Give back the full listing verbatim, apart from its images.

= = =

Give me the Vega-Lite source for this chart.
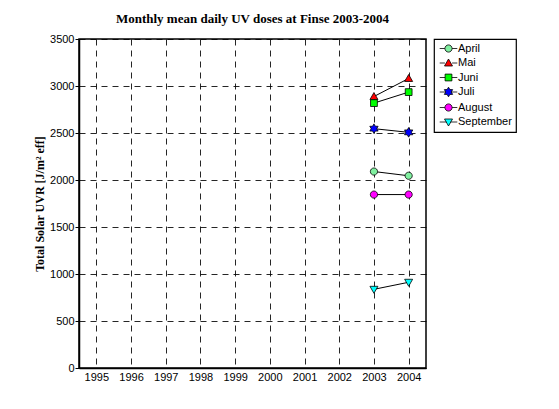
{
  "$schema": "https://vega.github.io/schema/vega-lite/v6.json",
  "width": 347,
  "height": 329,
  "autosize": {"type": "none"},
  "padding": {"left": 79, "top": 39, "right": 133, "bottom": 41},
  "background": "white",
  "title": {
    "text": "Monthly mean daily UV doses at Finse 2003-2004",
    "font": "Liberation Serif",
    "fontSize": 13,
    "fontWeight": "bold",
    "color": "black",
    "anchor": "middle",
    "offset": 7
  },
  "config": {
    "view": {"stroke": "black", "strokeWidth": 1.5},
    "axis": {
      "labelFont": "Liberation Sans",
      "labelFontSize": 11,
      "labelColor": "black",
      "domainColor": "black",
      "domainWidth": 1.5,
      "tickColor": "black",
      "grid": true,
      "gridColor": "black",
      "gridOpacity": 0.85,
      "gridDash": [6, 5],
      "gridWidth": 1,
      "titleFont": "Liberation Serif",
      "titleFontSize": 12,
      "titleFontWeight": "bold",
      "titleColor": "black"
    },
    "legend": {
      "orient": "none",
      "legendX": 355,
      "legendY": 0,
      "strokeColor": "black",
      "strokeWidth": 1.2,
      "fillColor": "white",
      "padding": 4,
      "symbolOffset": 5,
      "labelOffset": 4,
      "labelFont": "Liberation Sans",
      "labelFontSize": 11,
      "labelColor": "black",
      "symbolSize": 64,
      "symbolStrokeColor": "black",
      "symbolStrokeWidth": 0.8,
      "rowPadding": 2.5
    }
  },
  "data": {
    "values": [
      {"month": "April", "year": 2003, "uvr": 2090},
      {"month": "April", "year": 2004, "uvr": 2045},
      {"month": "Mai", "year": 2003, "uvr": 2888},
      {"month": "Mai", "year": 2004, "uvr": 3080},
      {"month": "Juni", "year": 2003, "uvr": 2818},
      {"month": "Juni", "year": 2004, "uvr": 2935},
      {"month": "Juli", "year": 2003, "uvr": 2546},
      {"month": "Juli", "year": 2004, "uvr": 2507},
      {"month": "August", "year": 2003, "uvr": 1845},
      {"month": "August", "year": 2004, "uvr": 1845},
      {"month": "September", "year": 2003, "uvr": 837},
      {"month": "September", "year": 2004, "uvr": 912}
    ]
  },
  "encoding": {
    "x": {
      "field": "year",
      "type": "quantitative",
      "scale": {"domain": [1994.5, 2004.5], "nice": false, "zero": false},
      "axis": {
        "title": null,
        "values": [1995, 1996, 1997, 1998, 1999, 2000, 2001, 2002, 2003, 2004],
        "format": "d",
        "ticks": false,
        "labelPadding": 3
      }
    },
    "y": {
      "field": "uvr",
      "type": "quantitative",
      "scale": {"domain": [0, 3500], "nice": false},
      "axis": {
        "title": "Total Solar UVR [J/m² eff]",
        "values": [0, 500, 1000, 1500, 2000, 2500, 3000, 3500],
        "format": "d",
        "tickSize": 4,
        "labelPadding": 1,
        "titlePadding": 3
      }
    }
  },
  "layer": [
    {
      "mark": {"type": "line", "color": "black", "strokeWidth": 1},
      "encoding": {"detail": {"field": "month"}}
    },
    {
      "mark": {"type": "point", "filled": true, "opacity": 1, "stroke": "black", "strokeWidth": 0.8, "size": 64},
      "encoding": {
        "fill": {
          "field": "month",
          "type": "nominal",
          "title": null,
          "scale": {
            "domain": ["April", "Mai", "Juni", "Juli", "August", "September"],
            "range": ["#80f0a0", "#ff0000", "#00ff00", "#0000ff", "#ff00ff", "#00ffff"]
          },
          "legend": null
        },
        "shape": {
          "field": "month",
          "type": "nominal",
          "title": null,
          "scale": {
            "domain": ["April", "Mai", "Juni", "Juli", "August", "September"],
            "range": [
              "M0.9,0A0.9,0.9 0 1,1 -0.9,0A0.9,0.9 0 1,1 0.9,0Z",
              "M0,-1L1,0.75L-1,0.75Z",
              "M-0.85,-0.85H0.85V0.85H-0.85Z",
              "M0,-1.2L0.35,-0.6L1.04,-0.6L0.69,0L1.04,0.6L0.35,0.6L0,1.2L-0.35,0.6L-1.04,0.6L-0.69,0L-1.04,-0.6L-0.35,-0.6Z",
              "M0.9,0A0.9,0.9 0 1,1 -0.9,0A0.9,0.9 0 1,1 0.9,0Z",
              "M-1,-0.75L1,-0.75L0,1Z"
            ]
          },
          "legend": null
        }
      }
    },
    {
      "transform": [{"filter": "false"}],
      "mark": {"type": "point", "filled": true, "opacity": 1, "strokeWidth": 0.8, "size": 64},
      "encoding": {
        "fill": {
          "field": "month",
          "type": "nominal",
          "title": null,
          "scale": {
            "domain": ["April", "Mai", "Juni", "Juli", "August", "September"],
            "range": ["#80f0a0", "#ff0000", "#00ff00", "#0000ff", "#ff00ff", "#00ffff"]
          }
        },
        "stroke": {
          "field": "month",
          "type": "nominal",
          "title": null,
          "scale": {
            "domain": ["April", "Mai", "Juni", "Juli", "August", "September"],
            "range": ["black", "black", "black", "black", "black", "black"]
          }
        },
        "shape": {
          "field": "month",
          "type": "nominal",
          "title": null,
          "scale": {
            "domain": ["April", "Mai", "Juni", "Juli", "August", "September"],
            "range": [
              "M-2.2,0H-0.9M0.9,0H2.2M0.9,0A0.9,0.9 0 1,1 -0.9,0A0.9,0.9 0 1,1 0.9,0Z",
              "M-2.2,0H-0.9M0.9,0H2.2M0,-1L1,0.75L-1,0.75Z",
              "M-2.2,0H-0.85M0.85,0H2.2M-0.85,-0.85H0.85V0.85H-0.85Z",
              "M-2.2,0H-0.69M0.69,0H2.2M0,-1.2L0.35,-0.6L1.04,-0.6L0.69,0L1.04,0.6L0.35,0.6L0,1.2L-0.35,0.6L-1.04,0.6L-0.69,0L-1.04,-0.6L-0.35,-0.6Z",
              "M-2.2,0H-0.9M0.9,0H2.2M0.9,0A0.9,0.9 0 1,1 -0.9,0A0.9,0.9 0 1,1 0.9,0Z",
              "M-2.2,0H-0.5M0.5,0H2.2M-1,-0.75L1,-0.75L0,1Z"
            ]
          }
        }
      }
    }
  ],
  "resolve": {
    "scale": {"shape": "independent"},
    "legend": {"shape": "independent", "fill": "independent", "stroke": "independent"}
  }
}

= = =

▸ WRITTEN SOLUTION
Give me the Vega-Lite source for this chart.
{
  "$schema": "https://vega.github.io/schema/vega-lite/v6.json",
  "width": 347,
  "height": 329,
  "autosize": {"type": "none"},
  "padding": {"left": 79, "top": 39, "right": 133, "bottom": 41},
  "background": "white",
  "title": {
    "text": "Monthly mean daily UV doses at Finse 2003-2004",
    "font": "Liberation Serif",
    "fontSize": 13,
    "fontWeight": "bold",
    "color": "black",
    "anchor": "middle",
    "offset": 7
  },
  "config": {
    "view": {"stroke": "black", "strokeWidth": 1.5},
    "axis": {
      "labelFont": "Liberation Sans",
      "labelFontSize": 11,
      "labelColor": "black",
      "domainColor": "black",
      "domainWidth": 1.5,
      "tickColor": "black",
      "grid": true,
      "gridColor": "black",
      "gridOpacity": 0.85,
      "gridDash": [6, 5],
      "gridWidth": 1,
      "titleFont": "Liberation Serif",
      "titleFontSize": 12,
      "titleFontWeight": "bold",
      "titleColor": "black"
    },
    "legend": {
      "orient": "none",
      "legendX": 355,
      "legendY": 0,
      "strokeColor": "black",
      "strokeWidth": 1.2,
      "fillColor": "white",
      "padding": 4,
      "symbolOffset": 5,
      "labelOffset": 4,
      "labelFont": "Liberation Sans",
      "labelFontSize": 11,
      "labelColor": "black",
      "symbolSize": 64,
      "symbolStrokeColor": "black",
      "symbolStrokeWidth": 0.8,
      "rowPadding": 2.5
    }
  },
  "data": {
    "values": [
      {"month": "April", "year": 2003, "uvr": 2090},
      {"month": "April", "year": 2004, "uvr": 2045},
      {"month": "Mai", "year": 2003, "uvr": 2888},
      {"month": "Mai", "year": 2004, "uvr": 3080},
      {"month": "Juni", "year": 2003, "uvr": 2818},
      {"month": "Juni", "year": 2004, "uvr": 2935},
      {"month": "Juli", "year": 2003, "uvr": 2546},
      {"month": "Juli", "year": 2004, "uvr": 2507},
      {"month": "August", "year": 2003, "uvr": 1845},
      {"month": "August", "year": 2004, "uvr": 1845},
      {"month": "September", "year": 2003, "uvr": 837},
      {"month": "September", "year": 2004, "uvr": 912}
    ]
  },
  "encoding": {
    "x": {
      "field": "year",
      "type": "quantitative",
      "scale": {"domain": [1994.5, 2004.5], "nice": false, "zero": false},
      "axis": {
        "title": null,
        "values": [1995, 1996, 1997, 1998, 1999, 2000, 2001, 2002, 2003, 2004],
        "format": "d",
        "ticks": false,
        "labelPadding": 3
      }
    },
    "y": {
      "field": "uvr",
      "type": "quantitative",
      "scale": {"domain": [0, 3500], "nice": false},
      "axis": {
        "title": "Total Solar UVR [J/m² eff]",
        "values": [0, 500, 1000, 1500, 2000, 2500, 3000, 3500],
        "format": "d",
        "tickSize": 4,
        "labelPadding": 1,
        "titlePadding": 3
      }
    }
  },
  "layer": [
    {
      "mark": {"type": "line", "color": "black", "strokeWidth": 1},
      "encoding": {"detail": {"field": "month"}}
    },
    {
      "mark": {"type": "point", "filled": true, "opacity": 1, "stroke": "black", "strokeWidth": 0.8, "size": 64},
      "encoding": {
        "fill": {
          "field": "month",
          "type": "nominal",
          "title": null,
          "scale": {
            "domain": ["April", "Mai", "Juni", "Juli", "August", "September"],
            "range": ["#80f0a0", "#ff0000", "#00ff00", "#0000ff", "#ff00ff", "#00ffff"]
          },
          "legend": null
        },
        "shape": {
          "field": "month",
          "type": "nominal",
          "title": null,
          "scale": {
            "domain": ["April", "Mai", "Juni", "Juli", "August", "September"],
            "range": [
              "M0.9,0A0.9,0.9 0 1,1 -0.9,0A0.9,0.9 0 1,1 0.9,0Z",
              "M0,-1L1,0.75L-1,0.75Z",
              "M-0.85,-0.85H0.85V0.85H-0.85Z",
              "M0,-1.2L0.35,-0.6L1.04,-0.6L0.69,0L1.04,0.6L0.35,0.6L0,1.2L-0.35,0.6L-1.04,0.6L-0.69,0L-1.04,-0.6L-0.35,-0.6Z",
              "M0.9,0A0.9,0.9 0 1,1 -0.9,0A0.9,0.9 0 1,1 0.9,0Z",
              "M-1,-0.75L1,-0.75L0,1Z"
            ]
          },
          "legend": null
        }
      }
    },
    {
      "transform": [{"filter": "false"}],
      "mark": {"type": "point", "filled": true, "opacity": 1, "strokeWidth": 0.8, "size": 64},
      "encoding": {
        "fill": {
          "field": "month",
          "type": "nominal",
          "title": null,
          "scale": {
            "domain": ["April", "Mai", "Juni", "Juli", "August", "September"],
            "range": ["#80f0a0", "#ff0000", "#00ff00", "#0000ff", "#ff00ff", "#00ffff"]
          }
        },
        "stroke": {
          "field": "month",
          "type": "nominal",
          "title": null,
          "scale": {
            "domain": ["April", "Mai", "Juni", "Juli", "August", "September"],
            "range": ["black", "black", "black", "black", "black", "black"]
          }
        },
        "shape": {
          "field": "month",
          "type": "nominal",
          "title": null,
          "scale": {
            "domain": ["April", "Mai", "Juni", "Juli", "August", "September"],
            "range": [
              "M-2.2,0H-0.9M0.9,0H2.2M0.9,0A0.9,0.9 0 1,1 -0.9,0A0.9,0.9 0 1,1 0.9,0Z",
              "M-2.2,0H-0.9M0.9,0H2.2M0,-1L1,0.75L-1,0.75Z",
              "M-2.2,0H-0.85M0.85,0H2.2M-0.85,-0.85H0.85V0.85H-0.85Z",
              "M-2.2,0H-0.69M0.69,0H2.2M0,-1.2L0.35,-0.6L1.04,-0.6L0.69,0L1.04,0.6L0.35,0.6L0,1.2L-0.35,0.6L-1.04,0.6L-0.69,0L-1.04,-0.6L-0.35,-0.6Z",
              "M-2.2,0H-0.9M0.9,0H2.2M0.9,0A0.9,0.9 0 1,1 -0.9,0A0.9,0.9 0 1,1 0.9,0Z",
              "M-2.2,0H-0.5M0.5,0H2.2M-1,-0.75L1,-0.75L0,1Z"
            ]
          }
        }
      }
    }
  ],
  "resolve": {
    "scale": {"shape": "independent"},
    "legend": {"shape": "independent", "fill": "independent", "stroke": "independent"}
  }
}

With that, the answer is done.